• [Information provided]
────────
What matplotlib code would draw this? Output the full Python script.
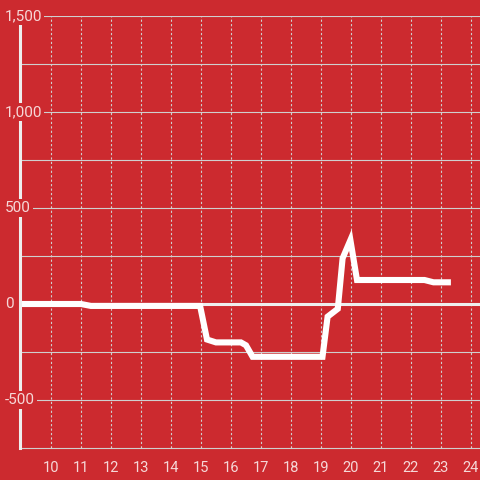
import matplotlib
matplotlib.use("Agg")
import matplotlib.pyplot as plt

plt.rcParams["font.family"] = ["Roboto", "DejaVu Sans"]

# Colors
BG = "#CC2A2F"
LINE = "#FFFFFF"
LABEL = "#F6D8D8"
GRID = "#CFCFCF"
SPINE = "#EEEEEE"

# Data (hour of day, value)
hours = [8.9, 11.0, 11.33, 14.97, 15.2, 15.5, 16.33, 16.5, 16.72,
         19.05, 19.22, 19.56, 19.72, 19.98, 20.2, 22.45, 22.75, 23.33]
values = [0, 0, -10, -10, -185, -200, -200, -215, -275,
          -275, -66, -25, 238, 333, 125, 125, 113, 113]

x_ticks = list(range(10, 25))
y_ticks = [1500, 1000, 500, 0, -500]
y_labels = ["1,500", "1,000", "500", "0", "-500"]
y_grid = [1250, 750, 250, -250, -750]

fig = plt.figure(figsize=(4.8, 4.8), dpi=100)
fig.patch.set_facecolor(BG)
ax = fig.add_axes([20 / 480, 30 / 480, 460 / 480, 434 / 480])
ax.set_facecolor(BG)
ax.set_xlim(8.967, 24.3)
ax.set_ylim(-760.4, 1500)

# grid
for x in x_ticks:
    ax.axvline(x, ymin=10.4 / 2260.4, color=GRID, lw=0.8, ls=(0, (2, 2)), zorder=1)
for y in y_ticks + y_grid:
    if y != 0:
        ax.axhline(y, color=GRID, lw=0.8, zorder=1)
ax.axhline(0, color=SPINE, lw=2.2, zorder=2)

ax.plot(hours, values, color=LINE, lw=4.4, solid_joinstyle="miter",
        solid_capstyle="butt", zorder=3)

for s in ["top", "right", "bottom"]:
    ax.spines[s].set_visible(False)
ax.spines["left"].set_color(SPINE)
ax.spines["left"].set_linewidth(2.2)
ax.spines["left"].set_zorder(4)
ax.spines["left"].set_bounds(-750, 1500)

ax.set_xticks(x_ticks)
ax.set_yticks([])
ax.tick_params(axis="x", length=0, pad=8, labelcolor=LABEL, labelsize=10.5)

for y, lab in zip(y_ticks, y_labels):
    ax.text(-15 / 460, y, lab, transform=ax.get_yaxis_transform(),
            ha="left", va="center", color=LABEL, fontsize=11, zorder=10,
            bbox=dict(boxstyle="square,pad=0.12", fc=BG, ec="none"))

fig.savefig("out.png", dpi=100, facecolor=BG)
────────
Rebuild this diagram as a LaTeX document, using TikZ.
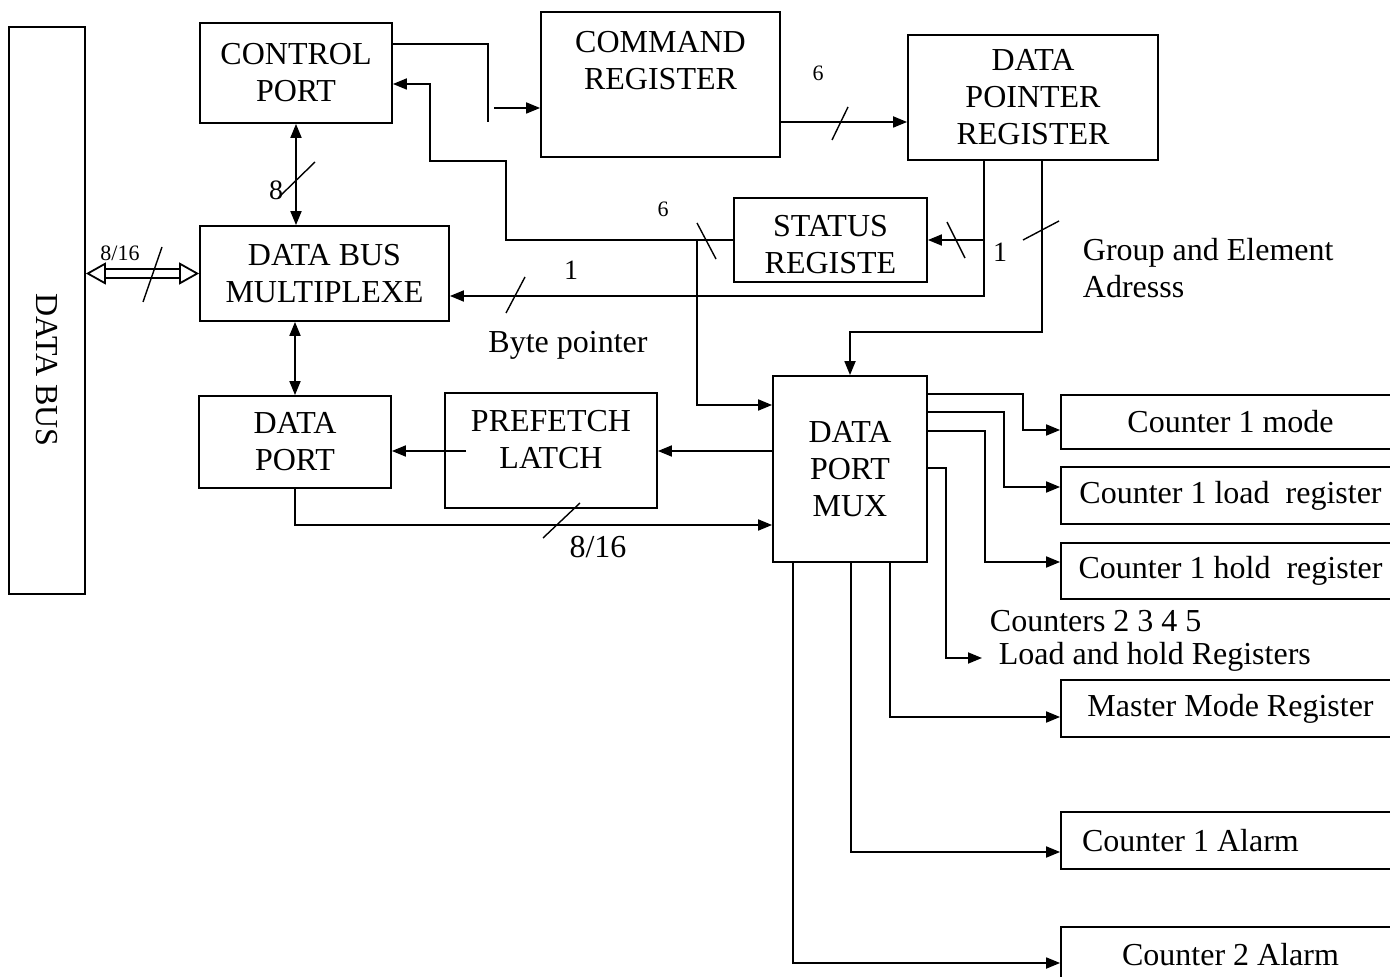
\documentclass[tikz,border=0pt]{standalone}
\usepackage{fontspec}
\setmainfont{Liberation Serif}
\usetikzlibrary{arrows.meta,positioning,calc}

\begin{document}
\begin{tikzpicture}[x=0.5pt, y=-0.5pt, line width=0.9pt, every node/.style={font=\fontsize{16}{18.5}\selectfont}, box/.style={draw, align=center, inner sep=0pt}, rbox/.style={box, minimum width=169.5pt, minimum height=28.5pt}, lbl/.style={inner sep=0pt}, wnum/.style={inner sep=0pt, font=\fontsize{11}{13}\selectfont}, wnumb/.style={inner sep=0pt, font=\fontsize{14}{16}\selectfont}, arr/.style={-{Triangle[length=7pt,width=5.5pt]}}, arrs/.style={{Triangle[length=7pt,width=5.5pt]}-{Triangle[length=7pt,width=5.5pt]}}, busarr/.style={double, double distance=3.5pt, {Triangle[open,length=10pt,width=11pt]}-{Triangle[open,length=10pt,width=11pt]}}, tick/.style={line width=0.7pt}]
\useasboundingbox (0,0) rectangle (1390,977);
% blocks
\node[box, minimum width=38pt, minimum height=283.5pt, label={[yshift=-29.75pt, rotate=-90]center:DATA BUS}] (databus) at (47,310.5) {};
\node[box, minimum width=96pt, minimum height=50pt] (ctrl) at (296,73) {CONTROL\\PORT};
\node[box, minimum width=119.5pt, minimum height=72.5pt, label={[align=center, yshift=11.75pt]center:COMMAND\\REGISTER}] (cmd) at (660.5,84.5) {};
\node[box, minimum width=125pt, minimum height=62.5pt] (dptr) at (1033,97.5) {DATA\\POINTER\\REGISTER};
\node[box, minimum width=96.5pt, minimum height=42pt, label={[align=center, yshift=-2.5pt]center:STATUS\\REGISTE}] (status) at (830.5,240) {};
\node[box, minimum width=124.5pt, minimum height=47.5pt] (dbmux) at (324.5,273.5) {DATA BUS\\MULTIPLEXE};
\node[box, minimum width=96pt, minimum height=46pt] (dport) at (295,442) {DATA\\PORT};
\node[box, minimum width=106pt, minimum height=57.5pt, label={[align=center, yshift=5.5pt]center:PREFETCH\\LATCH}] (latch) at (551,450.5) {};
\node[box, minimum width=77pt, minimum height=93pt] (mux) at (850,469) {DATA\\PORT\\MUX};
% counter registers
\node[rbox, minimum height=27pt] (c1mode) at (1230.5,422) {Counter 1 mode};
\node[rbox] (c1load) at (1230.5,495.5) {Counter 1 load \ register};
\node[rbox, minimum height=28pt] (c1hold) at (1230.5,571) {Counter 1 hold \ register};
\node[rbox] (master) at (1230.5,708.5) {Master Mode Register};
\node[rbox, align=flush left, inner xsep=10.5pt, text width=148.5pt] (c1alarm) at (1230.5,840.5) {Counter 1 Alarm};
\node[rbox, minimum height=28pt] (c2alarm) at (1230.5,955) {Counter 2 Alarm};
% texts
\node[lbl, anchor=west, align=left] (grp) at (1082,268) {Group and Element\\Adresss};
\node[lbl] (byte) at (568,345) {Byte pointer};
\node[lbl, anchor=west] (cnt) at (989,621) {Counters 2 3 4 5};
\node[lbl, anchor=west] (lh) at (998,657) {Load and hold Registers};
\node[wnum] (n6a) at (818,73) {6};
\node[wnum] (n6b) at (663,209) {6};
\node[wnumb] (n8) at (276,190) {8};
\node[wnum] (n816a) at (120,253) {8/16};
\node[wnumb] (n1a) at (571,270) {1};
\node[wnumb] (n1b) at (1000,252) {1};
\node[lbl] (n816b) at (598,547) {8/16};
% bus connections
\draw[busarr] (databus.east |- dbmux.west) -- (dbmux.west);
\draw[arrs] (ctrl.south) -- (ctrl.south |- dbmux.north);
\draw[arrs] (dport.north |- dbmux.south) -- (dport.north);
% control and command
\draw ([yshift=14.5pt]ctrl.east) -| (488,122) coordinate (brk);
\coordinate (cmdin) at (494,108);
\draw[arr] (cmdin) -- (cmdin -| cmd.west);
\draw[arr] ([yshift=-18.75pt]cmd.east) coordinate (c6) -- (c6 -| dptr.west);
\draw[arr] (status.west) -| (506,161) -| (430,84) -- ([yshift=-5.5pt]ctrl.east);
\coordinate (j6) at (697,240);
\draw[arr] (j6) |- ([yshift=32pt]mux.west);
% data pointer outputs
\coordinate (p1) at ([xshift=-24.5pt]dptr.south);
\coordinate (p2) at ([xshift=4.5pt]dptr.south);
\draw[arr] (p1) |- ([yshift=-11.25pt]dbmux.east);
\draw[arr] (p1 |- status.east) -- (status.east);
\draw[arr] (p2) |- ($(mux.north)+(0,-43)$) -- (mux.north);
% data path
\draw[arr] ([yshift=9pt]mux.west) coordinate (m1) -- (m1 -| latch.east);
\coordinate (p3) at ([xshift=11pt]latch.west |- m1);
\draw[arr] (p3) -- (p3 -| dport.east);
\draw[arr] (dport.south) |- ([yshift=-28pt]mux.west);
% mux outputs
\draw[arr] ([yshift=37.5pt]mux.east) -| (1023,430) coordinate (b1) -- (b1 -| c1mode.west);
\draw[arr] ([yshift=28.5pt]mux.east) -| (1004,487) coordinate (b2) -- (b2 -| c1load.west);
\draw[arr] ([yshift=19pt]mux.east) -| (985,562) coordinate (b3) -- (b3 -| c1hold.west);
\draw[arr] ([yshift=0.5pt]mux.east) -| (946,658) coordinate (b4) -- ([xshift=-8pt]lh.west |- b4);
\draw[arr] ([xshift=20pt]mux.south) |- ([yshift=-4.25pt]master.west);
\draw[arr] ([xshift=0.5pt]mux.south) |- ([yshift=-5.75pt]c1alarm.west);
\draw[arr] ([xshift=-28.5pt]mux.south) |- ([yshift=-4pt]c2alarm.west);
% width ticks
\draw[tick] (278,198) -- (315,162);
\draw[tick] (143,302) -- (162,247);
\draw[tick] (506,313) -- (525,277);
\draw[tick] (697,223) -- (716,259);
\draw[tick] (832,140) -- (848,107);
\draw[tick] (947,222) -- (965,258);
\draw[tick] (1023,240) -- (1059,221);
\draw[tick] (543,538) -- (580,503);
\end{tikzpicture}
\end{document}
────────
• [Task brief] Copy only what runs above from the line containing "What matplotlib code" through the line containing "ax.set_ylim(-760.4, 1500)", exactly. Leave out the pictures.

• [Reply to the task]
What matplotlib code would draw this? Output the full Python script.
import matplotlib
matplotlib.use("Agg")
import matplotlib.pyplot as plt

plt.rcParams["font.family"] = ["Roboto", "DejaVu Sans"]

# Colors
BG = "#CC2A2F"
LINE = "#FFFFFF"
LABEL = "#F6D8D8"
GRID = "#CFCFCF"
SPINE = "#EEEEEE"

# Data (hour of day, value)
hours = [8.9, 11.0, 11.33, 14.97, 15.2, 15.5, 16.33, 16.5, 16.72,
         19.05, 19.22, 19.56, 19.72, 19.98, 20.2, 22.45, 22.75, 23.33]
values = [0, 0, -10, -10, -185, -200, -200, -215, -275,
          -275, -66, -25, 238, 333, 125, 125, 113, 113]

x_ticks = list(range(10, 25))
y_ticks = [1500, 1000, 500, 0, -500]
y_labels = ["1,500", "1,000", "500", "0", "-500"]
y_grid = [1250, 750, 250, -250, -750]

fig = plt.figure(figsize=(4.8, 4.8), dpi=100)
fig.patch.set_facecolor(BG)
ax = fig.add_axes([20 / 480, 30 / 480, 460 / 480, 434 / 480])
ax.set_facecolor(BG)
ax.set_xlim(8.967, 24.3)
ax.set_ylim(-760.4, 1500)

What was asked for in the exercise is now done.